How a Meme Becomes Myth
What could drive two 12-year-old girls to allegedly stab a friend in a methodical, premeditated fashion? If you take their word for it: Slender Man, a character conceived on an internet forum in 2009 and subsequently featured in countless amateur stories and a series of low-budget games. Here is the local paper’s account:
Both suspects explained the stabbing to police referencing their dedication to Slender Man, the character they discovered on a website called Creepypasta Wiki, which is devoted to horror stories.
Weier told police that Slender Man is the “leader” of Creepypasta, and in the hierarchy of that world, one must kill to show dedication.
Contrast that with the origin story of the character:
On June 8th, 2009, a “’paranormal pictures” photoshop contest was launched on the Something Awful (SA) Forums. The contest required participants to turn ordinary photographs into creepy-looking images through digital manipulation and then pass them on as authentic photographs on a number of paranormal forums. Something Awful users soon began sharing their faux-paranormal creations with layered images of ghosts and other anomalies, usually accompanied by a fabricated witness account to make them more convincing. On June 10th, SA user Victor Surge (real name Eric Knudsen) posted two black and white photographs of unnamed children with a short description of “Slender Man” as a mysterious creature who stalked children.

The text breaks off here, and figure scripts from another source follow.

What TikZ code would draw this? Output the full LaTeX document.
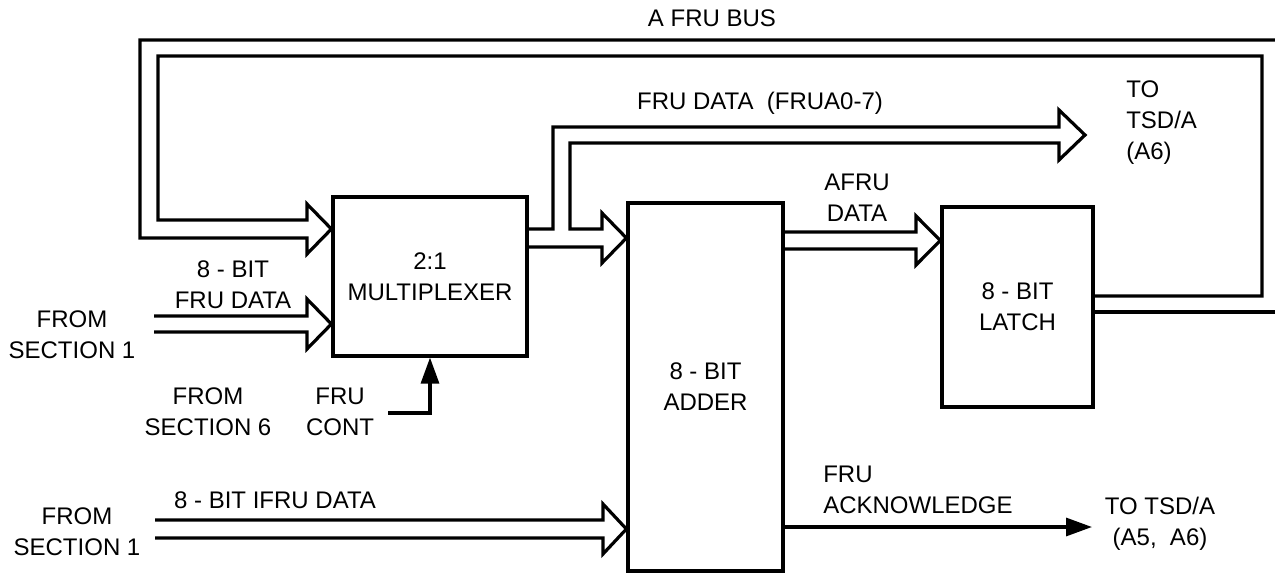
\documentclass[tikz,border=0pt]{standalone}
\usepackage{fontspec}
\setmainfont{Liberation Sans}
\usetikzlibrary{arrows.meta}

\begin{document}
\begin{tikzpicture}[x=0.5pt, y=-0.5pt, line width=1.6pt,
  every node/.style={font=\fontsize{12}{15.5}\selectfont, align=center},
  block/.style={draw, inner sep=0pt},
  bus/.style={line join=miter},
  sig/.style={-{Triangle[length=13pt, width=9pt]}}]
\useasboundingbox (0,0) rectangle (1275,573);

\node (mux) [block, minimum width=97pt, minimum height=79.5pt] at (430,276.5) {2:1\\MULTIPLEXER};
\node (add) [block, minimum width=77.5pt, minimum height=184pt] at (705.5,387) {8 - BIT\\ADDER};
\node (latch) [block, minimum width=75.5pt, minimum height=100pt] at (1017.5,307) {8 - BIT\\LATCH};

\coordinate (busout) at (1275,40);
\coordinate (busback) at (1275,312);
\coordinate (tsd) at (1085,135);
\coordinate (ack) at (1092,527);
\coordinate (cont) at (388,413);
\coordinate (frua) at (154,316);
\coordinate (frub) at (154,332);
\coordinate (ifrua) at (155,520);
\coordinate (ifrub) at (155,538);

\draw [bus] (busout) -- (140,40) -- (140,238) -- (307,238) -- (307,254) -- (mux.west |- 0,229)
  -- (307,204) -- (307,220) -- (158,220) -- (158,56) -- (1262,56) -- (1262,296) -- (latch.east |- 0,296);
\draw (latch.east |- 0,312) -- (busback);
\draw [bus] (mux.east |- 0,229) -- (553,229) -- (553,127) -- (1059,127) -- (1059,110) -- (tsd)
  -- (1059,160) -- (1059,143) -- (570,143) -- (570,229) -- (602,229) -- (602,213) -- (add.west |- 0,238)
  -- (602,263) -- (602,247) -- (mux.east |- 0,247);
\draw [bus] (add.east |- 0,232) -- (916,232) -- (916,216) -- (latch.west |- 0,240.5)
  -- (916,265) -- (916,249) -- (add.east |- 0,249);
\draw [bus] (frua) -- (307,316) -- (307,299) -- (mux.west |- 0,324) -- (307,349) -- (307,332) -- (frub);
\draw [bus] (ifrua) -- (603,520) -- (603,504) -- (add.west |- 0,529) -- (603,554) -- (603,538) -- (ifrub);
\draw [sig] (cont) -| (mux.south);
\draw [sig] (add.east |- ack) -- (ack);

\node (busl) at (712,18) {A FRU BUS};
\node (frudl) at (760,103) {FRU DATA\ \ (FRUA0-7)};
\node (tsdl) [anchor=west, align=left] at (1118,123) {TO\\TSD/A\\(A6)};
\node (afrul) at (857,198) {AFRU\\DATA};
\node (frul) at (233,285) {8 - BIT\\FRU DATA};
\node (sec1a) at (72,335) {FROM\\SECTION 1};
\node (sec6) at (208,412) {FROM\\SECTION 6};
\node (contl) at (340,412) {FRU\\CONT};
\node (sec1b) at (77,532) {FROM\\SECTION 1};
\node (ifrul) at (275,500) {8 - BIT IFRU DATA};
\node (ackl) [anchor=west, align=left] at (815,490) {FRU\\ACKNOWLEDGE};
\node (tsd2l) at (1160,524) {TO TSD/A\\(A5,\ \ A6)};
\end{tikzpicture}
\end{document}
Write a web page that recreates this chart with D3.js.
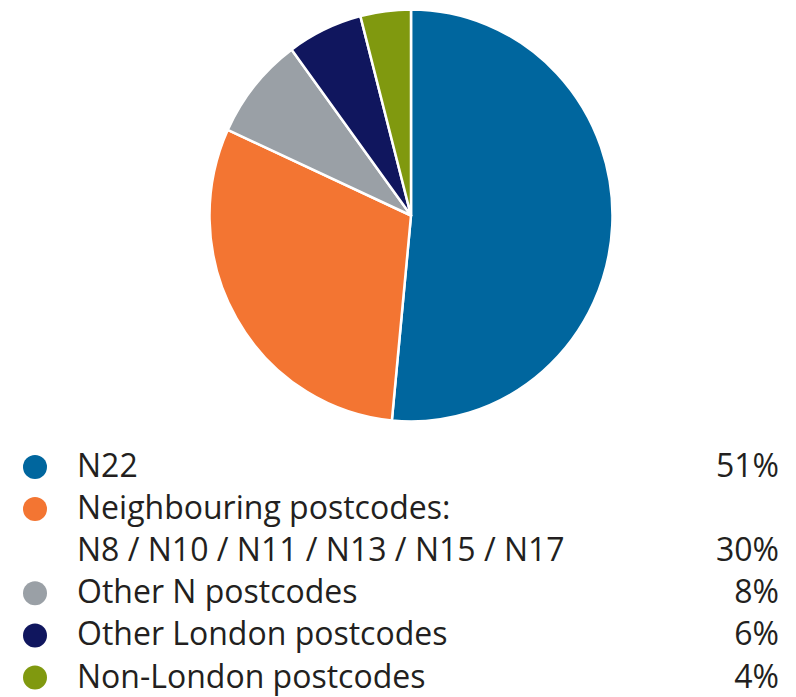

If you’re 12, 2009 may as well be a century ago, and the Creepypasta Wiki may as well be a sacred text. It is impossible to get inside the heads of these children, or, for now, to understand what else may have motivated them. Maybe these stories were the catalyst! Or maybe they were just available in the periphery of broadly disturbed lives.
It is easier, however, to get in the heads of reporters, who are using language like this.
That’s from the Washington Post, which goes on to refer to Slender Man, an internet meme, as “a mythological demon-like creature” and “the demon.” The Daily Mail calls Slender Man a “prevalent internet myth.”
I suppose that’s a more compelling way to provide context than describing Slender Man as “a recent phenomenon in the ad-hoc creative writing communities on sites like 4chan, Reddit and Something Awful,” or something, but it also gives far too much credit to what amounts to a forum myth that started as a prank. Which might be fine, if the accused weren’t getting so much credit themselves: They will be tried as adults.